### GIVEN REQUEST
Output the material exactly, but drop every image it holds.

= = = = = = =

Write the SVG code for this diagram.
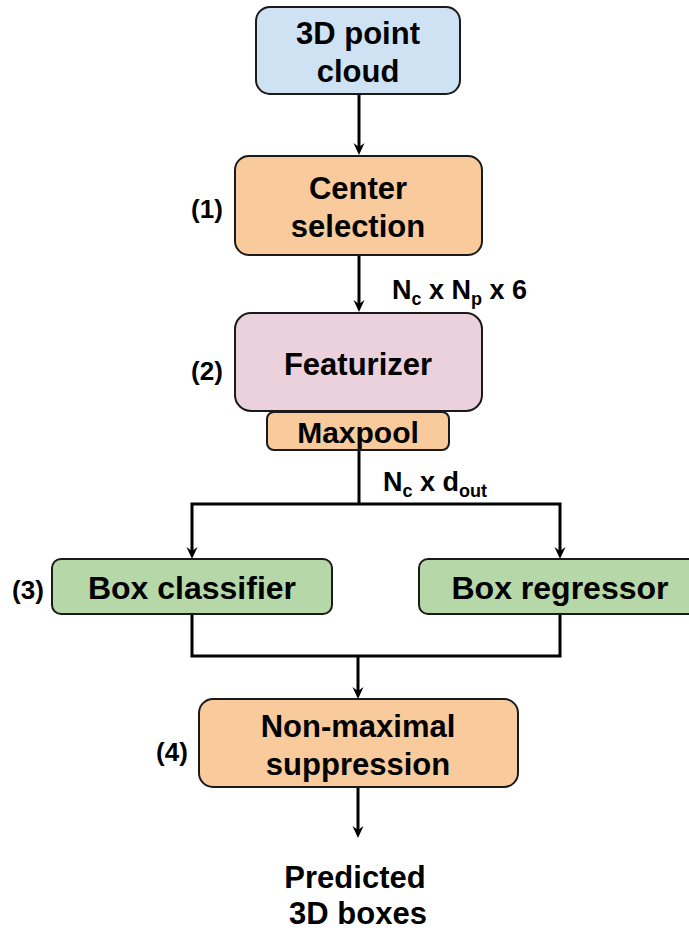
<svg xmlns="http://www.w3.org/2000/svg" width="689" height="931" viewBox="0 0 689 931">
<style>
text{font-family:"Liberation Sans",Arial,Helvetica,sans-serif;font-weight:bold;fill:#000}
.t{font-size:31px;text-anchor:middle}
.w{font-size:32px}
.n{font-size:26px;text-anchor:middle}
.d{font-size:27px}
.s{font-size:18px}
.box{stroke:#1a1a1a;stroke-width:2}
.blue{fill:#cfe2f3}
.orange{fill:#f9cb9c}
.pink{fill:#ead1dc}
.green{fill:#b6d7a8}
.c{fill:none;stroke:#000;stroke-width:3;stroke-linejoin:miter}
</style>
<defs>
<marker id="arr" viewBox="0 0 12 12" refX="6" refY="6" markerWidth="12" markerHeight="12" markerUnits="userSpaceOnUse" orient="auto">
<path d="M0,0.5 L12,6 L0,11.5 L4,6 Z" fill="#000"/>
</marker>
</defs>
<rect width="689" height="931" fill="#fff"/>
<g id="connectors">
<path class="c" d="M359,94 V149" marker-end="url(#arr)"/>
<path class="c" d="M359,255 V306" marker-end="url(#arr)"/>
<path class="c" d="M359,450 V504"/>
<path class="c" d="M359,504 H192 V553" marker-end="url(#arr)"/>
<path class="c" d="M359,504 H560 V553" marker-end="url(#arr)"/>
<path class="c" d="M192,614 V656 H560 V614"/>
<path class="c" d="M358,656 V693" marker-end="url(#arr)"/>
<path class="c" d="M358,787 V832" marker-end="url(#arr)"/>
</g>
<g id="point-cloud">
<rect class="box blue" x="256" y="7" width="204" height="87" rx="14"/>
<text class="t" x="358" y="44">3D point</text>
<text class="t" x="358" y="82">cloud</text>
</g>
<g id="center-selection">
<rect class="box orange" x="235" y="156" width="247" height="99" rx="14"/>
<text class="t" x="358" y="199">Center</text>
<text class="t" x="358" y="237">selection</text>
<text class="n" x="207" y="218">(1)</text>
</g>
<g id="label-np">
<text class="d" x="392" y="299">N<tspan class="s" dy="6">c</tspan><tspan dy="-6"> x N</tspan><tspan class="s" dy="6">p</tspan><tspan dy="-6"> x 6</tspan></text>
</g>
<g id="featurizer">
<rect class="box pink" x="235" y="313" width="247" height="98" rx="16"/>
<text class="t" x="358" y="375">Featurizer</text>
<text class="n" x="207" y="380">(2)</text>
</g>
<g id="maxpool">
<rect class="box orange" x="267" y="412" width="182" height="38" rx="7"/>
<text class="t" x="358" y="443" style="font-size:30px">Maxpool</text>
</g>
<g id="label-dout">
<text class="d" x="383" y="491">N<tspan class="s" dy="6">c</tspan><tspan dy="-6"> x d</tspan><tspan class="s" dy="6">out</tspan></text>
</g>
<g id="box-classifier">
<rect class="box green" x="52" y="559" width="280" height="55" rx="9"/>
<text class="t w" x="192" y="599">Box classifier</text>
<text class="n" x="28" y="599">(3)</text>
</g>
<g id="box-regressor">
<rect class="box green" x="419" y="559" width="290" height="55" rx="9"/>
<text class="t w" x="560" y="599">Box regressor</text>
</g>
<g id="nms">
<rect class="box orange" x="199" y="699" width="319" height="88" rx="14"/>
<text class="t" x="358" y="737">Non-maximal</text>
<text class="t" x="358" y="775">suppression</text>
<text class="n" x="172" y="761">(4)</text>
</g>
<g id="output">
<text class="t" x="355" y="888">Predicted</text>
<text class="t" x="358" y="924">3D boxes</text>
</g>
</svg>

= = = = = = =

### COMPLETE RESPONSE
Write the SVG code for this diagram.
<svg xmlns="http://www.w3.org/2000/svg" width="689" height="931" viewBox="0 0 689 931">
<style>
text{font-family:"Liberation Sans",Arial,Helvetica,sans-serif;font-weight:bold;fill:#000}
.t{font-size:31px;text-anchor:middle}
.w{font-size:32px}
.n{font-size:26px;text-anchor:middle}
.d{font-size:27px}
.s{font-size:18px}
.box{stroke:#1a1a1a;stroke-width:2}
.blue{fill:#cfe2f3}
.orange{fill:#f9cb9c}
.pink{fill:#ead1dc}
.green{fill:#b6d7a8}
.c{fill:none;stroke:#000;stroke-width:3;stroke-linejoin:miter}
</style>
<defs>
<marker id="arr" viewBox="0 0 12 12" refX="6" refY="6" markerWidth="12" markerHeight="12" markerUnits="userSpaceOnUse" orient="auto">
<path d="M0,0.5 L12,6 L0,11.5 L4,6 Z" fill="#000"/>
</marker>
</defs>
<rect width="689" height="931" fill="#fff"/>
<g id="connectors">
<path class="c" d="M359,94 V149" marker-end="url(#arr)"/>
<path class="c" d="M359,255 V306" marker-end="url(#arr)"/>
<path class="c" d="M359,450 V504"/>
<path class="c" d="M359,504 H192 V553" marker-end="url(#arr)"/>
<path class="c" d="M359,504 H560 V553" marker-end="url(#arr)"/>
<path class="c" d="M192,614 V656 H560 V614"/>
<path class="c" d="M358,656 V693" marker-end="url(#arr)"/>
<path class="c" d="M358,787 V832" marker-end="url(#arr)"/>
</g>
<g id="point-cloud">
<rect class="box blue" x="256" y="7" width="204" height="87" rx="14"/>
<text class="t" x="358" y="44">3D point</text>
<text class="t" x="358" y="82">cloud</text>
</g>
<g id="center-selection">
<rect class="box orange" x="235" y="156" width="247" height="99" rx="14"/>
<text class="t" x="358" y="199">Center</text>
<text class="t" x="358" y="237">selection</text>
<text class="n" x="207" y="218">(1)</text>
</g>
<g id="label-np">
<text class="d" x="392" y="299">N<tspan class="s" dy="6">c</tspan><tspan dy="-6"> x N</tspan><tspan class="s" dy="6">p</tspan><tspan dy="-6"> x 6</tspan></text>
</g>
<g id="featurizer">
<rect class="box pink" x="235" y="313" width="247" height="98" rx="16"/>
<text class="t" x="358" y="375">Featurizer</text>
<text class="n" x="207" y="380">(2)</text>
</g>
<g id="maxpool">
<rect class="box orange" x="267" y="412" width="182" height="38" rx="7"/>
<text class="t" x="358" y="443" style="font-size:30px">Maxpool</text>
</g>
<g id="label-dout">
<text class="d" x="383" y="491">N<tspan class="s" dy="6">c</tspan><tspan dy="-6"> x d</tspan><tspan class="s" dy="6">out</tspan></text>
</g>
<g id="box-classifier">
<rect class="box green" x="52" y="559" width="280" height="55" rx="9"/>
<text class="t w" x="192" y="599">Box classifier</text>
<text class="n" x="28" y="599">(3)</text>
</g>
<g id="box-regressor">
<rect class="box green" x="419" y="559" width="290" height="55" rx="9"/>
<text class="t w" x="560" y="599">Box regressor</text>
</g>
<g id="nms">
<rect class="box orange" x="199" y="699" width="319" height="88" rx="14"/>
<text class="t" x="358" y="737">Non-maximal</text>
<text class="t" x="358" y="775">suppression</text>
<text class="n" x="172" y="761">(4)</text>
</g>
<g id="output">
<text class="t" x="355" y="888">Predicted</text>
<text class="t" x="358" y="924">3D boxes</text>
</g>
</svg>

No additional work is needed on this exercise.